##### Data provided #####

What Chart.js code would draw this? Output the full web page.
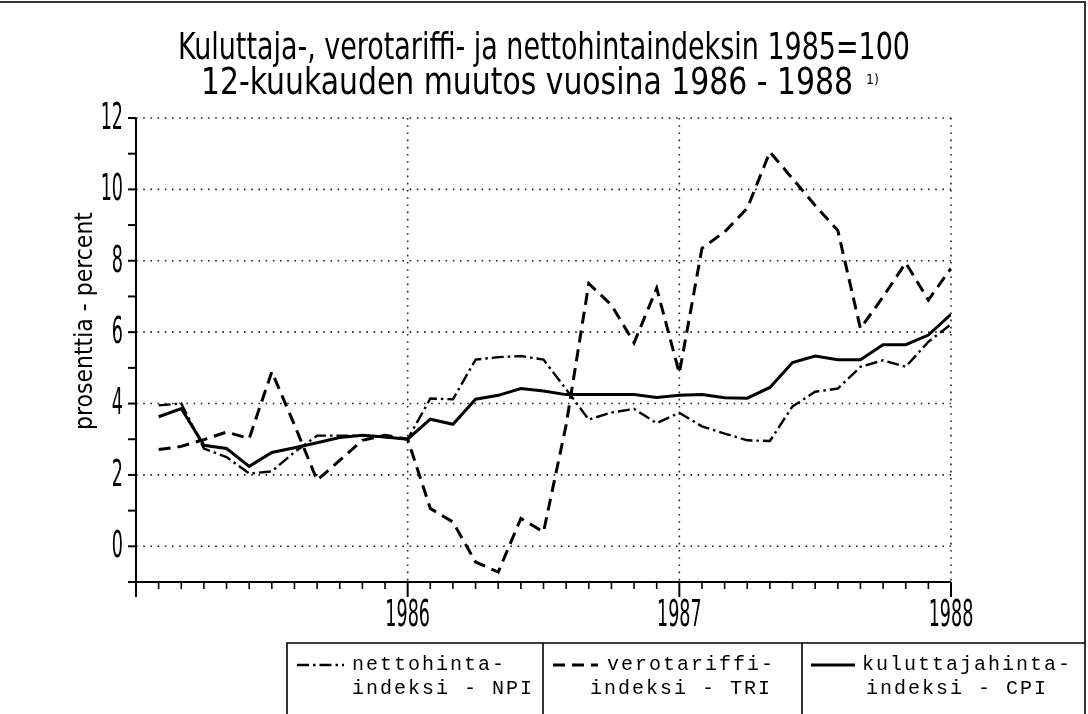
<!DOCTYPE html>
<html>
<head>
<meta charset="utf-8">
<script src="https://cdn.jsdelivr.net/npm/chart.js@4.4.1/dist/chart.umd.min.js"></script>
<style>
  html, body { margin: 0; background: #fff; }
  #wrap { width: 1088px; height: 714px; position: relative; }
</style>
</head>
<body>
<div id="wrap"><canvas id="hintaChart"></canvas></div>
<script>
// kuukaudet 1..36 (1985/2 ... 1988), vuosimerkit kohdissa 12, 24, 36
const kuukaudet = [1,2,3,4,5,6,7,8,9,10,11,12,13,14,15,16,17,18,19,20,21,22,23,24,25,26,27,28,29,30,31,32,33,34,35,36];
const vuosiKohdat = [12, 24, 36];
const vuodet = ['1986', '1987', '1988'];

// nettohintaindeksi - NPI
const npi = [3.95, 4.0, 2.74, 2.5, 2.04, 2.1, 2.64, 3.1, 3.1, 3.1, 3.06, 3.0,
             4.14, 4.12, 5.23, 5.3, 5.33, 5.23, 4.4, 3.55, 3.75, 3.85, 3.45, 3.74,
             3.36, 3.16, 2.97, 2.95, 3.92, 4.33, 4.42, 5.03, 5.21, 5.03, 5.73, 6.22];
// verotariffi-indeksi - TRI
const tri = [2.71, 2.8, 2.99, 3.2, 3.02, 4.89, 3.4, 1.85, 2.41, 2.97, 3.11, 3.0,
             1.06, 0.68, -0.44, -0.72, 0.78, 0.4, 3.4, 7.36, 6.76, 5.7, 7.23, 4.85,
             8.35, 8.81, 9.47, 11.05, 10.3, 9.55, 8.85, 6.1, 6.99, 7.94, 6.9, 7.79];
// kuluttajahintaindeksi - CPI
const cpi = [3.63, 3.86, 2.83, 2.74, 2.24, 2.63, 2.76, 2.9, 3.05, 3.11, 3.06, 3.0,
             3.56, 3.42, 4.12, 4.23, 4.42, 4.35, 4.25, 4.25, 4.25, 4.25, 4.17, 4.23,
             4.25, 4.16, 4.15, 4.45, 5.15, 5.33, 5.23, 5.23, 5.65, 5.65, 5.92, 6.5];

const selitteet = [['nettohinta-', 'indeksi - NPI'], ['verotariffi-', 'indeksi - TRI'], ['kuluttajahinta-', 'indeksi - CPI']];
const otsikko = ['Kuluttaja-, verotariffi- ja nettohintaindeksin 1985=100', '12-kuukauden muutos vuosina 1986 - 1988'];

const narrow = '"Liberation Sans Narrow", "DejaVu Sans Condensed", "DejaVu Sans", sans-serif';
const mono = '"Liberation Mono", "DejaVu Sans Mono", monospace';

const serie = arr => arr.map((v, i) => ({ x: kuukaudet[i], y: v }));

// stretched narrow text, fitted to a given width
function venytetty(ctx, text, x, y, size, width, stretchY, rot) {
  ctx.save();
  ctx.font = size + 'px ' + narrow;
  const sx = width / ctx.measureText(text).width;
  ctx.translate(x, y);
  if (rot) ctx.rotate(rot);
  ctx.scale(sx, stretchY);
  ctx.textAlign = 'center';
  ctx.textBaseline = 'alphabetic';
  ctx.fillText(text, 0, 0);
  ctx.restore();
}

// tall, narrow tick label
function kapea(ctx, text, x, y, align, baseline) {
  ctx.save();
  ctx.font = '26px ' + narrow;
  ctx.translate(x, y);
  ctx.scale(0.75, 1.45);
  ctx.textAlign = align;
  ctx.textBaseline = baseline;
  ctx.fillText(text, 0, 0);
  ctx.restore();
}

const rakenne = {
  id: 'rakenne',
  beforeDatasetsDraw(chart) {
    const ctx = chart.ctx, ca = chart.chartArea;
    const xs = chart.scales.x, ys = chart.scales.y;
    ctx.save();
    ctx.strokeStyle = '#222';
    ctx.lineWidth = 1.6;
    ctx.setLineDash([1.6, 5.6]);
    ys.ticks.forEach(t => {
      if (t.value % 2 !== 0) return;
      const y = ys.getPixelForValue(t.value);
      ctx.beginPath(); ctx.moveTo(ca.left, y); ctx.lineTo(ca.right, y); ctx.stroke();
    });
    vuosiKohdat.forEach(v => {
      const x = xs.getPixelForValue(v);
      ctx.beginPath(); ctx.moveTo(x, ca.top); ctx.lineTo(x, ca.bottom); ctx.stroke();
    });
    ctx.restore();
  },
  afterDraw(chart) {
    const ctx = chart.ctx, ca = chart.chartArea;
    const xs = chart.scales.x, ys = chart.scales.y;
    ctx.save();
    ctx.strokeStyle = '#000';
    ctx.fillStyle = '#000';
    ctx.lineWidth = 2;
    // axes
    ctx.beginPath();
    ctx.moveTo(ca.left, ca.top); ctx.lineTo(ca.left, ca.bottom + 14);
    ctx.moveTo(ca.left - 7, ca.bottom); ctx.lineTo(ca.right, ca.bottom);
    ctx.stroke();
    // y ticks + labels
    ys.ticks.forEach(t => {
      const y = ys.getPixelForValue(t.value);
      ctx.beginPath(); ctx.moveTo(ca.left - 8, y); ctx.lineTo(ca.left, y); ctx.stroke();
      if (t.label !== '') kapea(ctx, String(t.label), ca.left - 13, y + 1, 'right', 'middle');
    });
    // x ticks, long ones at years
    xs.ticks.forEach(t => {
      const x = xs.getPixelForValue(t.value);
      const pitka = t.value % 12 === 0;
      ctx.lineWidth = pitka ? 2 : 1.6;
      ctx.beginPath(); ctx.moveTo(x, ca.bottom); ctx.lineTo(x, ca.bottom + (pitka ? 15 : 7)); ctx.stroke();
      if (t.label !== '') kapea(ctx, String(t.label), x, 626, 'center', 'alphabetic');
    });

    // title
    venytetty(ctx, otsikko[0], 544, 59, 30, 732, 1.25);
    venytetty(ctx, otsikko[1], 527, 94, 30, 652, 1.25);
    ctx.font = '14px ' + narrow;
    ctx.textAlign = 'left';
    ctx.fillText('1)', 866, 84);

    // y title
    venytetty(ctx, 'prosenttia - percent', 92, 321, 20, 218, 1.25, -Math.PI / 2);

    // frame
    ctx.lineWidth = 2;
    ctx.strokeStyle = '#333';
    ctx.beginPath();
    ctx.moveTo(0, 2); ctx.lineTo(1085, 2); ctx.lineTo(1085, 714);
    ctx.stroke();

    // legend box
    ctx.strokeStyle = '#000';
    ctx.lineWidth = 1.6;
    ctx.beginPath();
    ctx.moveTo(287, 714); ctx.lineTo(287, 643); ctx.lineTo(1085, 643);
    ctx.moveTo(543, 643); ctx.lineTo(543, 714);
    ctx.moveTo(802, 643); ctx.lineTo(802, 714);
    ctx.stroke();

    const naytteet = [[297, 344, 352, 352], [553, 598, 607, 590], [811, 855, 862, 866]];
    ctx.font = '20px ' + mono;
    ctx.letterSpacing = '2px';
    ctx.textBaseline = 'middle';
    ctx.textAlign = 'left';
    chart.data.datasets.forEach((ds, i) => {
      const n = naytteet[i];
      ctx.save();
      ctx.lineWidth = ds.borderWidth;
      ctx.setLineDash(ds.borderDash || []);
      ctx.beginPath(); ctx.moveTo(n[0], 665); ctx.lineTo(n[1], 665); ctx.stroke();
      ctx.restore();
      ctx.fillText(selitteet[i][0], n[2], 665);
      ctx.fillText(selitteet[i][1], n[3], 689);
    });
    ctx.restore();
  }
};

const ctx = document.getElementById('hintaChart').getContext('2d');
const hintaChart = new Chart(ctx, {
  type: 'line',
  data: {
    datasets: [
      { label: 'nettohintaindeksi - NPI', data: serie(npi), borderColor: '#000', borderWidth: 2.4, borderDash: [12, 4, 2.5, 4] },
      { label: 'verotariffi-indeksi - TRI', data: serie(tri), borderColor: '#000', borderWidth: 3, borderDash: [12, 7] },
      { label: 'kuluttajahintaindeksi - CPI', data: serie(cpi), borderColor: '#000', borderWidth: 3 }
    ]
  },
  options: {
    responsive: true,
    maintainAspectRatio: false,
    animation: false,
    layout: { padding: { top: 118, right: 137, left: 0, bottom: 0 } },
    elements: { point: { radius: 0 }, line: { tension: 0, fill: false } },
    plugins: { legend: { display: false }, tooltip: { enabled: false }, title: { display: false } },
    scales: {
      x: {
        type: 'linear', min: 0, max: 36,
        grid: { display: false },
        border: { display: false },
        ticks: {
          stepSize: 1, autoSkip: false, maxRotation: 0,
          color: 'transparent', font: { family: narrow, size: 24 },
          callback: v => { const k = vuosiKohdat.indexOf(v); return k >= 0 ? vuodet[k] : ''; }
        },
        afterFit: s => { s.height = 132; }
      },
      y: {
        min: -1, max: 12,
        grid: { display: false },
        border: { display: false },
        ticks: {
          stepSize: 1, autoSkip: false,
          color: 'transparent', font: { family: narrow, size: 24 },
          callback: v => (v % 2 === 0 ? String(v) : '')
        },
        afterFit: s => { s.width = 136; }
      }
    }
  },
  plugins: [rakenne]
});
</script>
</body>
</html>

#####

## Directions
Restate each line from the start of the listing through the line bearing "const vuodet = ['1986', '1987', '1988'];" word for word. Drop the pictures.

## The completed task
What Chart.js code would draw this? Output the full web page.
<!DOCTYPE html>
<html>
<head>
<meta charset="utf-8">
<script src="https://cdn.jsdelivr.net/npm/chart.js@4.4.1/dist/chart.umd.min.js"></script>
<style>
  html, body { margin: 0; background: #fff; }
  #wrap { width: 1088px; height: 714px; position: relative; }
</style>
</head>
<body>
<div id="wrap"><canvas id="hintaChart"></canvas></div>
<script>
// kuukaudet 1..36 (1985/2 ... 1988), vuosimerkit kohdissa 12, 24, 36
const kuukaudet = [1,2,3,4,5,6,7,8,9,10,11,12,13,14,15,16,17,18,19,20,21,22,23,24,25,26,27,28,29,30,31,32,33,34,35,36];
const vuosiKohdat = [12, 24, 36];
const vuodet = ['1986', '1987', '1988'];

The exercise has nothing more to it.